• Data shown:

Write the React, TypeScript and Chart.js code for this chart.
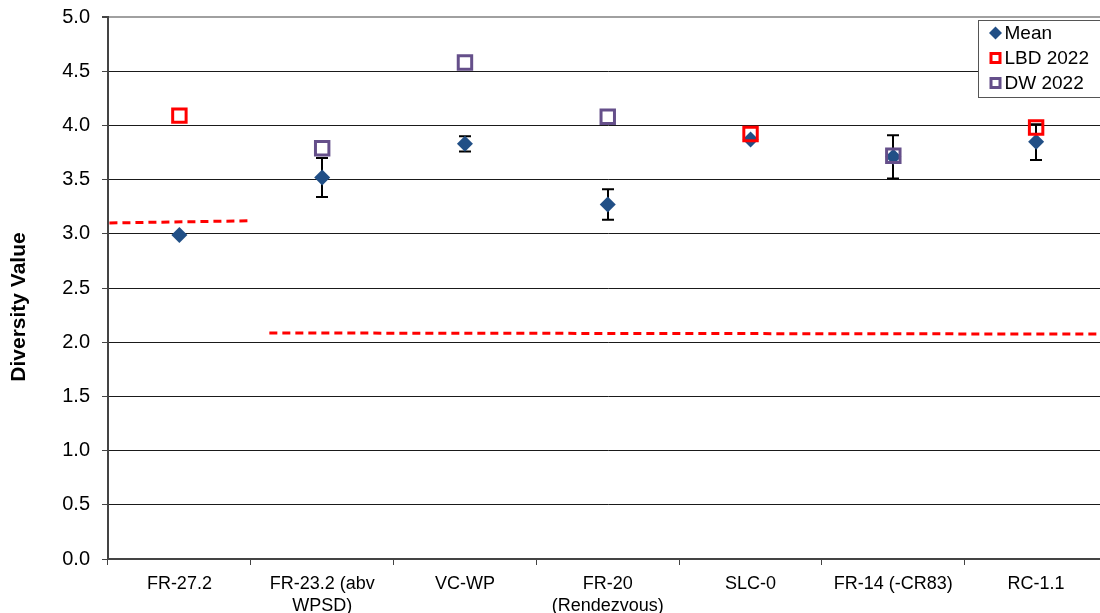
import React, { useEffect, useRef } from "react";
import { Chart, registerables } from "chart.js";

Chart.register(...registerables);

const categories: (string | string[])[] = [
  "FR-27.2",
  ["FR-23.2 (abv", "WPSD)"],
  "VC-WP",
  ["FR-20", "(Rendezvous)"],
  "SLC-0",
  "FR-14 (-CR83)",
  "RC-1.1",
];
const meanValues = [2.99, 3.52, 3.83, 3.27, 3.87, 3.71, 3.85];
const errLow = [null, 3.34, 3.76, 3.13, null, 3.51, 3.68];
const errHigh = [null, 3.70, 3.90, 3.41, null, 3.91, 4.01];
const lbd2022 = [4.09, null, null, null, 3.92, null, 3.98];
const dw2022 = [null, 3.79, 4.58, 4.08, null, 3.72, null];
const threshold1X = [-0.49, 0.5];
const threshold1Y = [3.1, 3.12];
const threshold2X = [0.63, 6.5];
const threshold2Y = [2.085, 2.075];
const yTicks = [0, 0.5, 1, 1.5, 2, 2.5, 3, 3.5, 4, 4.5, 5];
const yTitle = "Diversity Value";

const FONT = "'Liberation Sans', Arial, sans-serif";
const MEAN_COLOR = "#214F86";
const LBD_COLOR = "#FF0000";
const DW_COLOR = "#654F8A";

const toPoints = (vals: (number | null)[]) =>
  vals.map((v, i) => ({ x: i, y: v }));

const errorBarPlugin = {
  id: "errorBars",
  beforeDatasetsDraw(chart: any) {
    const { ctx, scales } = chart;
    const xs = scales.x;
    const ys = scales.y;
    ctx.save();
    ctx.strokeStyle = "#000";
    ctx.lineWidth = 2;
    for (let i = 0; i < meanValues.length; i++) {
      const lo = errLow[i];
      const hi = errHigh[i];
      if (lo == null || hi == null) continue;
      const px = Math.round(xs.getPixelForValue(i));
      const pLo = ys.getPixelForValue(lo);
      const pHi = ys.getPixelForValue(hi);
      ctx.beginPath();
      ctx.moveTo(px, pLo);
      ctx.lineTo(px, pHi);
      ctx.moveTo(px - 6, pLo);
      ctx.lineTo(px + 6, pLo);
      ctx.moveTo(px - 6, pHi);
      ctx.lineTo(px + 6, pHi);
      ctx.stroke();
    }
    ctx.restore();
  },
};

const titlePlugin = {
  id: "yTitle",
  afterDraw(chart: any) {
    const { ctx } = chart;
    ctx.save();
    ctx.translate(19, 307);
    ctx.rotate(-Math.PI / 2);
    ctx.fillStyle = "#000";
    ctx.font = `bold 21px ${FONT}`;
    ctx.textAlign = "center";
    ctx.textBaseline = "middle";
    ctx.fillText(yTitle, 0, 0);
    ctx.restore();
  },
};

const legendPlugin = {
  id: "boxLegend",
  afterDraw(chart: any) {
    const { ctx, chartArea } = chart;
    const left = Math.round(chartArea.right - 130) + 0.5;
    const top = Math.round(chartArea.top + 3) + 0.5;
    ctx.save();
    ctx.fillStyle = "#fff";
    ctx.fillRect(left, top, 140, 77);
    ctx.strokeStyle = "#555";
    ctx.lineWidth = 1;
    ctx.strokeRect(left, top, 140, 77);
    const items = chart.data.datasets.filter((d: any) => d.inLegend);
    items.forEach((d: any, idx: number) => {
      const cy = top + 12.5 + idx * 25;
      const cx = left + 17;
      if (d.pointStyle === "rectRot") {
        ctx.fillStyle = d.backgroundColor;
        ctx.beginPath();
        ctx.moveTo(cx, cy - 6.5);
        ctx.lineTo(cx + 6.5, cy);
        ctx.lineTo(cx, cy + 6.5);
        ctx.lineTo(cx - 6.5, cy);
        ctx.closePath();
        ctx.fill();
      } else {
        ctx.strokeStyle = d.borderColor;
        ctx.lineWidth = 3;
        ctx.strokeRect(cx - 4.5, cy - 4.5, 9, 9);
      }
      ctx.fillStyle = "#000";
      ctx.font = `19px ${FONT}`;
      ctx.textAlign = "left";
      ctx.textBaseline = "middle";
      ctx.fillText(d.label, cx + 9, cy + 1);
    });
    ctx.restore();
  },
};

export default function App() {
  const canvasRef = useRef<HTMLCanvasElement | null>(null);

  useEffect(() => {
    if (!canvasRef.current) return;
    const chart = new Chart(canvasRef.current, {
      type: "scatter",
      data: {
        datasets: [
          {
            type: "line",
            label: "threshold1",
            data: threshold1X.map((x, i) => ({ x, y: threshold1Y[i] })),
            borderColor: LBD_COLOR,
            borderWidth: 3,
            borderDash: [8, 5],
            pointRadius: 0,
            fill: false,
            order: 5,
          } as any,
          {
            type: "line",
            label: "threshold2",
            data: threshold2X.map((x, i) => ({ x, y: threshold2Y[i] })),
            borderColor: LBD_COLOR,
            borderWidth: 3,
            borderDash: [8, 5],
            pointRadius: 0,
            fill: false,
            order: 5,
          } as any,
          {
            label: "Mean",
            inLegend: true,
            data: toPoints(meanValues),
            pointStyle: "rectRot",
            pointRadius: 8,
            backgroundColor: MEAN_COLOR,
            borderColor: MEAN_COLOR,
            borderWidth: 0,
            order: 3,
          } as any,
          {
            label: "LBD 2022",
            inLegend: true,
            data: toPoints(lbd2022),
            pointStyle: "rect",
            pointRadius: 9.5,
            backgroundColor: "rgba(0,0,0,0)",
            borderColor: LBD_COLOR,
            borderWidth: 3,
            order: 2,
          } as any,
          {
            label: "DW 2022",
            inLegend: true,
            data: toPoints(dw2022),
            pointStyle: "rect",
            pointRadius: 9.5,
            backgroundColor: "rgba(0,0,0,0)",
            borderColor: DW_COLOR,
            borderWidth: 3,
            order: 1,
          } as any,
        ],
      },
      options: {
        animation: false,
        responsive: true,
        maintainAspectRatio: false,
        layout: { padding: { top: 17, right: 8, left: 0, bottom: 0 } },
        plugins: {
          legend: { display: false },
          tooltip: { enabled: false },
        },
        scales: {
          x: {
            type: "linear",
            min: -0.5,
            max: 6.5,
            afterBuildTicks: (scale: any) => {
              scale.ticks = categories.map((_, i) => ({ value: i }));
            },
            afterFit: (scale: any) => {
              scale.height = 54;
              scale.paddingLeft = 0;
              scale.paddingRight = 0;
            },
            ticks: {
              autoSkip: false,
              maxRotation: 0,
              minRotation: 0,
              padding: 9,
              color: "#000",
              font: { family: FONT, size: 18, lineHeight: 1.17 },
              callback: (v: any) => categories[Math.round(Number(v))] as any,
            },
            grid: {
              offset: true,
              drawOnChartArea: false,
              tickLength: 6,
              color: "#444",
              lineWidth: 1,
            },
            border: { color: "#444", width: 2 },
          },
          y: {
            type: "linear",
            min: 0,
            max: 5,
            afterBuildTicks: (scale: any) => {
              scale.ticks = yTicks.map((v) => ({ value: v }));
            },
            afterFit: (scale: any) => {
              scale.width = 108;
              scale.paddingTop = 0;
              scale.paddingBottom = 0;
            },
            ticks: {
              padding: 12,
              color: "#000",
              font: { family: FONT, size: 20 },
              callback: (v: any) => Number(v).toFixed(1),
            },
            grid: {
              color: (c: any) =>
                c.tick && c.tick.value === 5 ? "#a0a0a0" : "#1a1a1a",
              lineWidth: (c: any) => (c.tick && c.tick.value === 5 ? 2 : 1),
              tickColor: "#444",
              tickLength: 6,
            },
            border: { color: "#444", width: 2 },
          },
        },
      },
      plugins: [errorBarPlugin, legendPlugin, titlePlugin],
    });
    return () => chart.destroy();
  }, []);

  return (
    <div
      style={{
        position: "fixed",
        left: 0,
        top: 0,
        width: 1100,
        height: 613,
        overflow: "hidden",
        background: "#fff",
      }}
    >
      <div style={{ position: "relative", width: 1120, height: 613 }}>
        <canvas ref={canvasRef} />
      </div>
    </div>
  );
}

• Exercise directions:
Look at the listing and set down only the lines from its start through the line with "Chart.register(...registerables);", word for word and without pictures.

• Response to the task:
Write the React, TypeScript and Chart.js code for this chart.
import React, { useEffect, useRef } from "react";
import { Chart, registerables } from "chart.js";

Chart.register(...registerables);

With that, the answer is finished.